§ **Your instructions**
Can you set down, exactly as they appear below, the lines from the opening of the material through the one bearing "(upto1) at (218,140.7)", minus the pictures?

§ **Entries supplied**
====================
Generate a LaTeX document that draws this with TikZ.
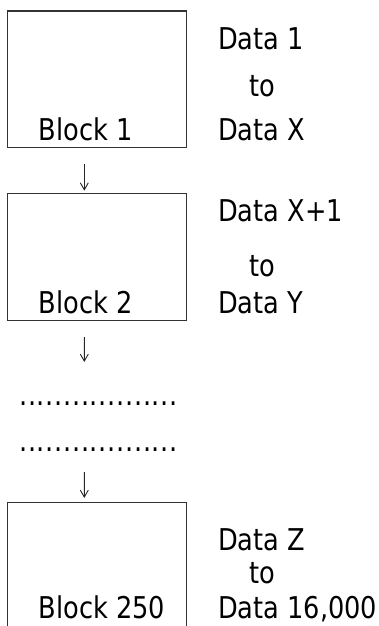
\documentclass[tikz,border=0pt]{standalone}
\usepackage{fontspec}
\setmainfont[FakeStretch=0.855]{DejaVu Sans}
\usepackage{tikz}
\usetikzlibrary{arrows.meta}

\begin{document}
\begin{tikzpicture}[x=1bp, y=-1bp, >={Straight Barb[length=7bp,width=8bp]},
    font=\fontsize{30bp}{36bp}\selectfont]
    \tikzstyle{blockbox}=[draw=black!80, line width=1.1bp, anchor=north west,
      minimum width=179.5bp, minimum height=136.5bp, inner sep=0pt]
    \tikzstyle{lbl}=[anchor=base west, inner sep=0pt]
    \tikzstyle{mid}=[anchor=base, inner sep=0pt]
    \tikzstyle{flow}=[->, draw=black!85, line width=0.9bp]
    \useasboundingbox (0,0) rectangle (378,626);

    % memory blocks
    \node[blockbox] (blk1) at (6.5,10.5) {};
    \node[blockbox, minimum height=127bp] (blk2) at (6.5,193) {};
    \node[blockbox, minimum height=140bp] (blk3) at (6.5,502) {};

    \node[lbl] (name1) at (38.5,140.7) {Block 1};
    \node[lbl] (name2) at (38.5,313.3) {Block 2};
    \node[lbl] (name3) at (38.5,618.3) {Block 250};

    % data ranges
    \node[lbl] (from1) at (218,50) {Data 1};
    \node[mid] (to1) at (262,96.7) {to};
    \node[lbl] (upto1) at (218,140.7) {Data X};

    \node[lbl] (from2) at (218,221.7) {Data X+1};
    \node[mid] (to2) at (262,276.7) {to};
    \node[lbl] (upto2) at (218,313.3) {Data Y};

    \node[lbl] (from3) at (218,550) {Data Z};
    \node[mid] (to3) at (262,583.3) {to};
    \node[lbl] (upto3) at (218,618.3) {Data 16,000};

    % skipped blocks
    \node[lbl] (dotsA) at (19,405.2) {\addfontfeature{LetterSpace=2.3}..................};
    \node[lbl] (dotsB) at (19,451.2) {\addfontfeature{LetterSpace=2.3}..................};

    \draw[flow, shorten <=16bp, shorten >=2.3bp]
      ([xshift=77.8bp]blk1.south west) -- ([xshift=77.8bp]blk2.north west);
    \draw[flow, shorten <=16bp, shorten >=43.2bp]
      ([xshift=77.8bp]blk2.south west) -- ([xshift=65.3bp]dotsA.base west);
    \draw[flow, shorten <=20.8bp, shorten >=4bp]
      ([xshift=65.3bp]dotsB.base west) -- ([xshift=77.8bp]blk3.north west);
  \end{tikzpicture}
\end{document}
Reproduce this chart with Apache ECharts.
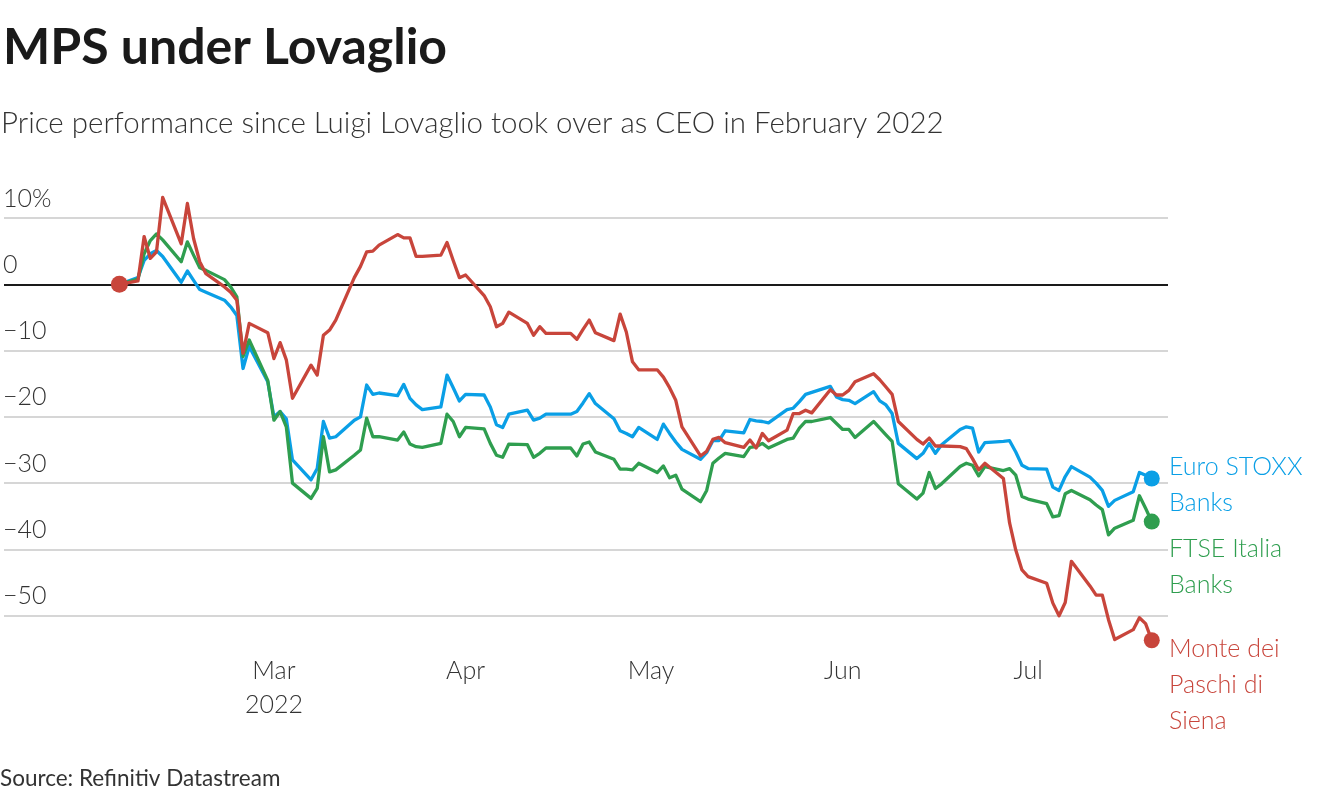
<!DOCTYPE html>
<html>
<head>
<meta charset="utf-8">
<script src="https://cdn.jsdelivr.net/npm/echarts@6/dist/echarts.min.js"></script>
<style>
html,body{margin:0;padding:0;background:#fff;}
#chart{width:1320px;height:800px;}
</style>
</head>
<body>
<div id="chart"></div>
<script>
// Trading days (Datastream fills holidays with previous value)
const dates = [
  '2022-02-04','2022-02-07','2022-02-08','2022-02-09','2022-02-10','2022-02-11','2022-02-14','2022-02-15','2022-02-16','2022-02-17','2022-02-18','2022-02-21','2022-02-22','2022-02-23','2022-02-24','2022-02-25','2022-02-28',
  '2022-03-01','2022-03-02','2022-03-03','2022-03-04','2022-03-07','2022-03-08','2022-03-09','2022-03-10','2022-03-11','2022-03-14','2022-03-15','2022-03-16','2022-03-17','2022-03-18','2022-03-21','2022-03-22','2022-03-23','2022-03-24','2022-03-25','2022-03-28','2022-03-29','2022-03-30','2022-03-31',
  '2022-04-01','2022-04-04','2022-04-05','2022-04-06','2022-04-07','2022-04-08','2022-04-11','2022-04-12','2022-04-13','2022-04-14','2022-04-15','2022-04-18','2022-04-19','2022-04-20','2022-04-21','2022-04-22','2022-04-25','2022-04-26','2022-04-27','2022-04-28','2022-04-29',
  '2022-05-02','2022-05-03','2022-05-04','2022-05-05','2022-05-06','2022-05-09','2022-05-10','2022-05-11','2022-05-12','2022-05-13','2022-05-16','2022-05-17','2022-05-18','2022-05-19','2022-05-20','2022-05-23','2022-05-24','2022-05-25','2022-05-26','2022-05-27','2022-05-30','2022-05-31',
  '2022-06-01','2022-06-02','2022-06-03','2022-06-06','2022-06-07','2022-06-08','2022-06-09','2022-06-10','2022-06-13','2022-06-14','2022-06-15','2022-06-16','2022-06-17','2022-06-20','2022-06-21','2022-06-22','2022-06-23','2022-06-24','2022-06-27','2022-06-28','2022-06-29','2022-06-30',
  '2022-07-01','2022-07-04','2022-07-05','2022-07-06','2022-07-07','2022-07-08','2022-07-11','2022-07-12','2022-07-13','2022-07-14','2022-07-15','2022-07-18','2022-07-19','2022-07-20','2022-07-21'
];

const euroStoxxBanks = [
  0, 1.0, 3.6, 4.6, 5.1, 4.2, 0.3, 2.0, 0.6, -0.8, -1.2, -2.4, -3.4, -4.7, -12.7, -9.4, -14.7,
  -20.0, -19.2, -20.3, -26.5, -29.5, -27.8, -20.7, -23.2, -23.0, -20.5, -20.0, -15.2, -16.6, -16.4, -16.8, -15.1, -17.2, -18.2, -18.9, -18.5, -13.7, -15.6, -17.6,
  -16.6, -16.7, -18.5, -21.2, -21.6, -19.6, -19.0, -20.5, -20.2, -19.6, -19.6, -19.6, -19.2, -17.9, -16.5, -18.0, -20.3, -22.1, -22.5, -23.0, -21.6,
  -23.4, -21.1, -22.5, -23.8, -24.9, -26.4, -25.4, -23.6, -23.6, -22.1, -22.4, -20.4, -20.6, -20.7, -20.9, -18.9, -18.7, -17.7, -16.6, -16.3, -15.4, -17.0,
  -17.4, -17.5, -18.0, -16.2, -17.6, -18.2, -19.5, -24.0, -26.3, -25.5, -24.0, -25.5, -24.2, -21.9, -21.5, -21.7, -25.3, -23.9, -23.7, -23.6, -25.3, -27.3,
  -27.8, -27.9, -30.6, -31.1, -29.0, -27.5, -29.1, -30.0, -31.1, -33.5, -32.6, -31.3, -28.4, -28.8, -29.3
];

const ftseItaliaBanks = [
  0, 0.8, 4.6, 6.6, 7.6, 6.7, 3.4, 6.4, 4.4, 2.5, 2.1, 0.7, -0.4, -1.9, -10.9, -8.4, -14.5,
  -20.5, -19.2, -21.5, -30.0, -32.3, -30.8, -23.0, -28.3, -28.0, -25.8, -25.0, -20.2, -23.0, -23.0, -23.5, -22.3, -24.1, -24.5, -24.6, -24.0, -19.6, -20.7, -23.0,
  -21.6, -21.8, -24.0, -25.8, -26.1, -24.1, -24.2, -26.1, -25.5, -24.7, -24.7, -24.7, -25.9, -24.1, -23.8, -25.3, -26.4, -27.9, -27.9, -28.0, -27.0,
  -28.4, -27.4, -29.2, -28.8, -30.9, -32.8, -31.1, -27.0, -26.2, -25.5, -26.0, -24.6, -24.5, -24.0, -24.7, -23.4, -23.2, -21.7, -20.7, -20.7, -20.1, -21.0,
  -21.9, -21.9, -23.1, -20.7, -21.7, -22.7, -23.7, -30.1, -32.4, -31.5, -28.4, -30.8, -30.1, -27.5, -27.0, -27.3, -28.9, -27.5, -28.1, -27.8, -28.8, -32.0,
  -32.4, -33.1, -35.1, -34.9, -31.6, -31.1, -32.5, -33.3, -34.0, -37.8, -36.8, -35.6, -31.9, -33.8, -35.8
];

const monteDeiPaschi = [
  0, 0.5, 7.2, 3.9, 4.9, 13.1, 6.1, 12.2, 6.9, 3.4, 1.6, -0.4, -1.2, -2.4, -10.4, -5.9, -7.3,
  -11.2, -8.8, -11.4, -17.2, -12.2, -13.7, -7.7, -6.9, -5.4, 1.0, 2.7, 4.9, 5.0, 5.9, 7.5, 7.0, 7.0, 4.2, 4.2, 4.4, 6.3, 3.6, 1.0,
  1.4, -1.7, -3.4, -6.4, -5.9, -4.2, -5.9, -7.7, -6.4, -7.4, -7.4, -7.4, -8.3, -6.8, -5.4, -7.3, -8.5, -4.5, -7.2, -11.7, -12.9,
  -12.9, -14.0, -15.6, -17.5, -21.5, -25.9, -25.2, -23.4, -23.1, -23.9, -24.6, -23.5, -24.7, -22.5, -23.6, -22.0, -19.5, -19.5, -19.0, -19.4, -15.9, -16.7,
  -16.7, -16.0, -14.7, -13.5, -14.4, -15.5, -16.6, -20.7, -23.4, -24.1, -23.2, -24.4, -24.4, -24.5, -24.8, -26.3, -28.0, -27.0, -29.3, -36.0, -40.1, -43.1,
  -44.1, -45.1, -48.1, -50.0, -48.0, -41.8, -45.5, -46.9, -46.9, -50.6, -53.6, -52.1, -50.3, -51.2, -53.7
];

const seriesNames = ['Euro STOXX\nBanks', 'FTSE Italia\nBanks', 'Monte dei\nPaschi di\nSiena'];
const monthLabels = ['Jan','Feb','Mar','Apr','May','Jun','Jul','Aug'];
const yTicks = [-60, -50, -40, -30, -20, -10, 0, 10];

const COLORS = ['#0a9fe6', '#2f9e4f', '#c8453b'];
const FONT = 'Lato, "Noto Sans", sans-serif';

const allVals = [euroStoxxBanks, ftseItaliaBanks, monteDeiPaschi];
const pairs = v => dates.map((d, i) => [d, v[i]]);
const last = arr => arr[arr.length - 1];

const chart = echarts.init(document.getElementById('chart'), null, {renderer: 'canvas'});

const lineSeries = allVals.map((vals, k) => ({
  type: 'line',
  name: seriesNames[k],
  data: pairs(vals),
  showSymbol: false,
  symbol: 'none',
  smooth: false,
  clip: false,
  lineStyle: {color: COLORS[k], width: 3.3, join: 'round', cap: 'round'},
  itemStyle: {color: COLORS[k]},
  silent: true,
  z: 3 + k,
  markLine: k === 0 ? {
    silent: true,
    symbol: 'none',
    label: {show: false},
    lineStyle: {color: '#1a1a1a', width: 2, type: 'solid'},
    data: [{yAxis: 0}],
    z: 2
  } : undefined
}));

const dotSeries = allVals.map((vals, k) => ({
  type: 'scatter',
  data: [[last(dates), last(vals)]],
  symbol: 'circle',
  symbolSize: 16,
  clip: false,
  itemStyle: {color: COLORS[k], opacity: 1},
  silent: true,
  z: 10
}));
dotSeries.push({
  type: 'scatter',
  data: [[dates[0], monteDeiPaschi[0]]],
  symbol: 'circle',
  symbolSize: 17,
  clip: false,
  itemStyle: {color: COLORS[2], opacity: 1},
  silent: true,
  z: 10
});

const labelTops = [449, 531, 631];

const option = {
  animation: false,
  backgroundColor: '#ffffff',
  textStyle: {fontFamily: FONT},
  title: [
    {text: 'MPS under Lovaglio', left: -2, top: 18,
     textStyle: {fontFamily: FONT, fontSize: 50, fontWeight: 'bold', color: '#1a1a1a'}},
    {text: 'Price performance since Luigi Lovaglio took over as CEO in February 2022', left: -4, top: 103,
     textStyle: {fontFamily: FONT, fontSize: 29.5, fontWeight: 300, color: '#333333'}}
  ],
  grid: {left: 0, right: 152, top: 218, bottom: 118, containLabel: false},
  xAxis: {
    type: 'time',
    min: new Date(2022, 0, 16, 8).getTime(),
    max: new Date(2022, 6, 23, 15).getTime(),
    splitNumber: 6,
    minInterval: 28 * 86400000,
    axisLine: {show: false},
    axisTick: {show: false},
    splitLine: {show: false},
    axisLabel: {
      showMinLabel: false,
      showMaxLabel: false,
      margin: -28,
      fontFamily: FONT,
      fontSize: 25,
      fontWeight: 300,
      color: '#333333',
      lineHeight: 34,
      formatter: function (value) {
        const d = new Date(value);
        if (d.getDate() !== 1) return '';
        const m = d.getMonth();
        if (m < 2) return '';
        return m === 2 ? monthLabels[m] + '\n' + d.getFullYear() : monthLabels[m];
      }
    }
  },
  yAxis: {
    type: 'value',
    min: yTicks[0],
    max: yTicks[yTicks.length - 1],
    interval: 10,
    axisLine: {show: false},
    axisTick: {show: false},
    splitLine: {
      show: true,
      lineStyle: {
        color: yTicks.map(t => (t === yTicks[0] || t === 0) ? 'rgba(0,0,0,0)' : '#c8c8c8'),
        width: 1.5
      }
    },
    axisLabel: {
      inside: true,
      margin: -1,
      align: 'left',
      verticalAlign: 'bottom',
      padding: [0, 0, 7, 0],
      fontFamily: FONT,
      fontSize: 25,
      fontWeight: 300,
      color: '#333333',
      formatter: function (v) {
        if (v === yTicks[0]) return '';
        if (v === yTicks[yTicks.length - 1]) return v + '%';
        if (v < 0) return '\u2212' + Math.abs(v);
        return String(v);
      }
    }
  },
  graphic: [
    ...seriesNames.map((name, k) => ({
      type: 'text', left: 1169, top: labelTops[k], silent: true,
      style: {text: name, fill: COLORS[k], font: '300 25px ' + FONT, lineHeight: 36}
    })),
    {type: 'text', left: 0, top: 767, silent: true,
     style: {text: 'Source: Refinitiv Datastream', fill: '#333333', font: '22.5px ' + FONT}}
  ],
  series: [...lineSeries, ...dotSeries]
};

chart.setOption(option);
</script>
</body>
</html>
====================
§ **Exercise result**
Generate a LaTeX document that draws this with TikZ.
\documentclass[tikz,border=0pt]{standalone}
\usepackage{fontspec}
\setmainfont[FakeStretch=0.855]{DejaVu Sans}
\usepackage{tikz}
\usetikzlibrary{arrows.meta}

\begin{document}
\begin{tikzpicture}[x=1bp, y=-1bp, >={Straight Barb[length=7bp,width=8bp]},
    font=\fontsize{30bp}{36bp}\selectfont]
    \tikzstyle{blockbox}=[draw=black!80, line width=1.1bp, anchor=north west,
      minimum width=179.5bp, minimum height=136.5bp, inner sep=0pt]
    \tikzstyle{lbl}=[anchor=base west, inner sep=0pt]
    \tikzstyle{mid}=[anchor=base, inner sep=0pt]
    \tikzstyle{flow}=[->, draw=black!85, line width=0.9bp]
    \useasboundingbox (0,0) rectangle (378,626);

    % memory blocks
    \node[blockbox] (blk1) at (6.5,10.5) {};
    \node[blockbox, minimum height=127bp] (blk2) at (6.5,193) {};
    \node[blockbox, minimum height=140bp] (blk3) at (6.5,502) {};

    \node[lbl] (name1) at (38.5,140.7) {Block 1};
    \node[lbl] (name2) at (38.5,313.3) {Block 2};
    \node[lbl] (name3) at (38.5,618.3) {Block 250};

    % data ranges
    \node[lbl] (from1) at (218,50) {Data 1};
    \node[mid] (to1) at (262,96.7) {to};
    \node[lbl] (upto1) at (218,140.7) {Data X};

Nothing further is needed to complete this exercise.